Everyone has a threshold for when your mind acknowledges the pain that your body feels.
For me, I thought I had no tolerance for pain. When things hurt it brought me to my knees or just stared crying. What I have learned is that I really have a high pain tolerance.
It works this way.
If the level of pain is not above a line say here ——————–Â
Than my mind does not acknowledge it. Anything on this page below that line simply would not register in my mind as pain.
The thing is, I can still be in pain without it registering.
Needs Thresholds
We all have needs. The simplest are food, shelter, clothing, transportation, and then later on things like to know and be known, love and be loved, serve and be served.
If you are more introverted you have a threshold for needing alone time & deep connection with specific people. Extroverts – stimulus in the form of other people.
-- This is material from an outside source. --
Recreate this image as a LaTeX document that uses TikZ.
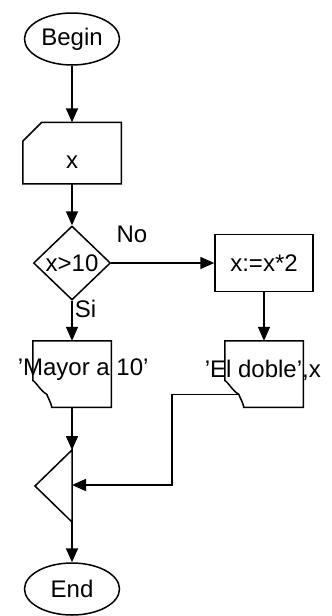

The thing is that as something builds to be a need that’s above your threshold … it’s still a need. Just as I feel pain long before it reaches a threshold in my mind that causes me to go into a fetal position.
Reaching a Threshold
There are two ways you can build to and bust through a threshold:
1. a single event
2. compounding events
An introvert at a big party & is around lots of different people can cause the need for solitude to spike. News of someone in an accident can cause a need for connection. An all nighter, no matter if it’s due to a sick child or pushing on a deadline, can cause a need for sleep. Compounding events are much more complex and often work in other ways. You can skip a meal at most times, but if you skip enough then you have reached a threshold and eating goes from non-urgent to urgent.
That’s what Stephen Covey is talking about in First Things First. The difference between an important & urgent task vs an important & non-urgent task is generally the amount of time you have put it off.
If you are on a 24 hour race, resting & fueling your body is non-urgent until you cross a threshold.
The winners, they are the people who don’t wait until a need hits urgent, but takes care of those needs while they are still under the threshold.
One of the hard parts is when we choose to not acknowledge that we have these needs at all.
What are real needs that you often ignore before they reach your threshold?